The line holding "n = len(categories)" is the last one to output; start at the first line of the data, keep every line in between exactly, and leave out pictures.

-- START OF Collected material --

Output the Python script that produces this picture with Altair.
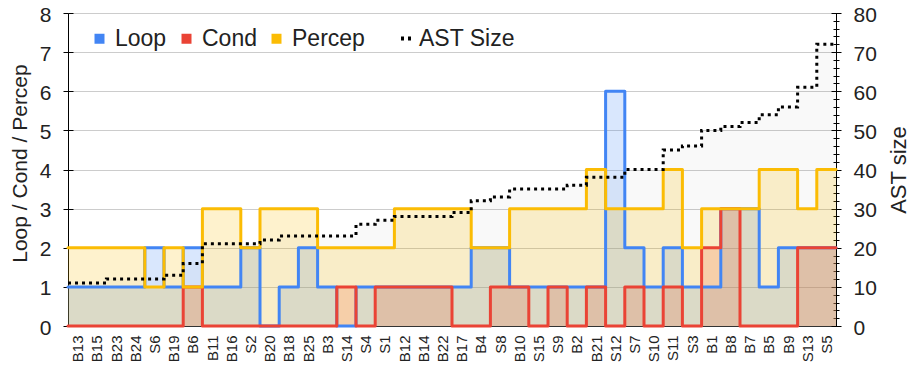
import altair as alt
import pandas as pd

categories = ["B13", "B15", "B23", "B24", "S6", "B19", "B6", "B11", "B16", "S2",
              "B20", "B18", "B25", "B3", "S14", "S4", "S1", "B12", "B14", "B22",
              "B17", "B4", "S8", "B10", "S15", "S9", "B2", "B21", "S12", "S7",
              "S10", "S11", "S3", "B1", "B8", "B7", "B5", "B9", "S13", "S5"]
loop = [1, 1, 1, 1, 2, 1, 2, 1, 1, 2, 0, 1, 2, 1, 0, 1, 1, 1, 1, 1,
        1, 2, 2, 1, 1, 1, 1, 1, 6, 2, 1, 2, 1, 1, 3, 3, 1, 2, 2, 2]
cond = [0, 0, 0, 0, 0, 0, 1, 0, 0, 0, 0, 0, 0, 0, 1, 0, 1, 1, 1, 1,
        0, 0, 1, 1, 0, 1, 0, 1, 0, 1, 0, 1, 0, 2, 3, 0, 0, 0, 2, 2]
percep = [2, 2, 2, 2, 1, 2, 1, 3, 3, 2, 3, 3, 3, 2, 2, 2, 2, 3, 3, 3,
          3, 2, 2, 3, 3, 3, 3, 4, 3, 3, 3, 4, 2, 3, 3, 3, 4, 4, 3, 4]
ast_size = [11, 11, 12, 12, 12, 13, 16, 21, 21, 21, 22, 23, 23, 23, 23, 26, 27, 28, 28, 28,
            29, 32, 33, 35, 35, 35, 36, 38, 38, 40, 40, 45, 46, 50, 51, 52, 54, 56, 61, 72]

series_names = ["Loop", "Cond", "Percep"]
series_colors = ["#4285F4", "#EA4335", "#FBBC04"]
left_ticks = [0, 1, 2, 3, 4, 5, 6, 7, 8]
right_major = [0, 10, 20, 30, 40, 50, 60, 70, 80]
right_minor = list(range(0, 81, 2))

FONT = "Liberation Sans"
TXT = "#222222"
n = len(categories)

rows = []
for name, vals in zip(series_names, [loop, cond, percep]):
    for i, v in enumerate(vals + vals[-1:]):
        rows.append({"idx": i, "value": v, "series": name})
df = pd.DataFrame(rows)
ast_df = pd.DataFrame({"idx": list(range(n + 1)),
                       "value": ast_size + ast_size[-1:],
                       "series": ["AST Size"] * (n + 1)})

label_js = "[" + ",".join("'%s'" % c for c in categories) + "]"
X = alt.X("idx:Q",
          scale=alt.Scale(domain=[0, n], nice=False, zero=False),
          axis=alt.Axis(values=[i + 0.5 for i in range(n)],
                        labelExpr=label_js + "[floor(datum.value)]",
                        labelAngle=270, labelAlign="right", labelBaseline="middle",
                        labelFont=FONT, labelFontSize=15, labelColor=TXT,
                        labelPadding=9, labelOverlap=False, ticks=False,
                        domain=True, domainColor="#333333", grid=False,
                        title=None, zindex=0))

yL_scale = alt.Scale(domain=[0, 8], nice=False, zero=True)
yR_scale = alt.Scale(domain=[0, 80], nice=False, zero=True)

left_axis = alt.Axis(orient="left", values=left_ticks, format="d",
                     title="Loop / Cond / Percep", titleFont=FONT, titleFontSize=21,
                     titleFontWeight="normal", titleColor=TXT, titleX=-38, titleY=150,
                     titleBaseline="bottom",
                     labelFont=FONT, labelFontSize=21, labelColor=TXT, labelPadding=12,
                     labelOffset=2,
                     tickSize=5, tickColor="black", domainColor="black",
                     grid=True, gridColor="#cccccc", gridWidth=1)

fill_scale = alt.Scale(domain=series_names, range=series_colors)
fill_legend = alt.Legend(orient="none", legendX=20, legendY=14, direction="horizontal",
                         title=None, symbolType="square", symbolSize=100,
                         symbolOpacity=1, symbolStrokeWidth=0,
                         labelFont=FONT, labelFontSize=23, labelColor=TXT,
                         labelOffset=4, columnPadding=8, padding=0)

areas = []
lines = []
for name in series_names:
    areas.append(
        alt.Chart(df).transform_filter(alt.datum.series == name)
        .mark_area(interpolate="step-after", fillOpacity=0.2, strokeWidth=0)
        .encode(x=X,
                y=alt.Y("value:Q", stack=None, scale=yL_scale, axis=left_axis),
                fill=alt.Fill("series:N", scale=fill_scale, legend=fill_legend))
    )
    lines.append(
        alt.Chart(df).transform_filter(alt.datum.series == name)
        .mark_line(interpolate="step-after", strokeWidth=3, strokeJoin="round", strokeCap="round")
        .encode(x=X,
                y=alt.Y("value:Q", stack=None, scale=yL_scale, axis=left_axis),
                stroke=alt.Stroke("series:N", scale=fill_scale, legend=None))
    )
left_group = alt.layer(*areas, *lines)

left_inner_ticks = alt.Chart(pd.DataFrame({"t": left_ticks})).mark_rule(opacity=0).encode(
    y=alt.Y("t:Q", scale=yL_scale,
            axis=alt.Axis(orient="left", values=left_ticks, offset=-5, tickSize=5,
                          tickColor="black", labels=False, domain=False, grid=False,
                          title=None)))

ast_area = alt.Chart(ast_df).mark_area(
    interpolate="step-after", color="black", fillOpacity=0.025, strokeWidth=0
).encode(
    x=X,
    y=alt.Y("value:Q", stack=None, scale=yR_scale,
            axis=alt.Axis(orient="right", values=right_minor, offset=-3, tickSize=6,
                          tickColor="black", labels=False, domain=False, grid=False,
                          title=None)))

ast_line = alt.Chart(ast_df).mark_line(
    interpolate="step-after", color="black", strokeWidth=3, strokeCap="butt"
).encode(
    x=X,
    y=alt.Y("value:Q", stack=None, scale=yR_scale,
            axis=alt.Axis(orient="right", values=right_major, format="d",
                          title="AST size", titleFont=FONT, titleFontSize=22,
                          titleFontWeight="normal", titleColor=TXT, titleAngle=270,
                          titleBaseline="top", titlePadding=12,
                          labelFont=FONT, labelFontSize=21, labelColor=TXT,
                          labelPadding=12, labelOffset=2, tickSize=5, tickColor="black",
                          domainColor="black", grid=False)),
    strokeDash=alt.StrokeDash("series:N",
                              scale=alt.Scale(domain=["AST Size"], range=[[3, 4]]),
                              legend=alt.Legend(orient="none", legendX=328, legendY=14,
                                                title=None, symbolType="stroke",
                                                symbolStrokeColor="black",
                                                symbolStrokeWidth=4, symbolSize=169,
                                                labelFont=FONT, labelFontSize=23,
                                                labelColor=TXT, labelOffset=0,
                                                padding=0)))

right_inner_ticks = alt.Chart(pd.DataFrame({"t": right_major})).mark_rule(opacity=0).encode(
    y=alt.Y("t:Q", scale=yR_scale,
            axis=alt.Axis(orient="right", values=right_major, offset=-5, tickSize=5,
                          tickColor="black", labels=False, domain=False, grid=False,
                          title=None)))

chart = alt.layer(
    ast_area, left_group, left_inner_ticks, ast_line, right_inner_ticks
).resolve_scale(
    y="independent"
).properties(
    width=768, height=313,
    autosize=alt.AutoSizeParams(type="none"),
    padding={"left": 60, "top": 5, "right": 75, "bottom": 39}
).configure_view(stroke=None).configure(background="white")

chart.save("out.html", embed_options={"renderer": "svg", "actions": False})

-- END OF Collected material --

• _Expected output_:
Output the Python script that produces this picture with Altair.
import altair as alt
import pandas as pd

categories = ["B13", "B15", "B23", "B24", "S6", "B19", "B6", "B11", "B16", "S2",
              "B20", "B18", "B25", "B3", "S14", "S4", "S1", "B12", "B14", "B22",
              "B17", "B4", "S8", "B10", "S15", "S9", "B2", "B21", "S12", "S7",
              "S10", "S11", "S3", "B1", "B8", "B7", "B5", "B9", "S13", "S5"]
loop = [1, 1, 1, 1, 2, 1, 2, 1, 1, 2, 0, 1, 2, 1, 0, 1, 1, 1, 1, 1,
        1, 2, 2, 1, 1, 1, 1, 1, 6, 2, 1, 2, 1, 1, 3, 3, 1, 2, 2, 2]
cond = [0, 0, 0, 0, 0, 0, 1, 0, 0, 0, 0, 0, 0, 0, 1, 0, 1, 1, 1, 1,
        0, 0, 1, 1, 0, 1, 0, 1, 0, 1, 0, 1, 0, 2, 3, 0, 0, 0, 2, 2]
percep = [2, 2, 2, 2, 1, 2, 1, 3, 3, 2, 3, 3, 3, 2, 2, 2, 2, 3, 3, 3,
          3, 2, 2, 3, 3, 3, 3, 4, 3, 3, 3, 4, 2, 3, 3, 3, 4, 4, 3, 4]
ast_size = [11, 11, 12, 12, 12, 13, 16, 21, 21, 21, 22, 23, 23, 23, 23, 26, 27, 28, 28, 28,
            29, 32, 33, 35, 35, 35, 36, 38, 38, 40, 40, 45, 46, 50, 51, 52, 54, 56, 61, 72]

series_names = ["Loop", "Cond", "Percep"]
series_colors = ["#4285F4", "#EA4335", "#FBBC04"]
left_ticks = [0, 1, 2, 3, 4, 5, 6, 7, 8]
right_major = [0, 10, 20, 30, 40, 50, 60, 70, 80]
right_minor = list(range(0, 81, 2))

FONT = "Liberation Sans"
TXT = "#222222"
n = len(categories)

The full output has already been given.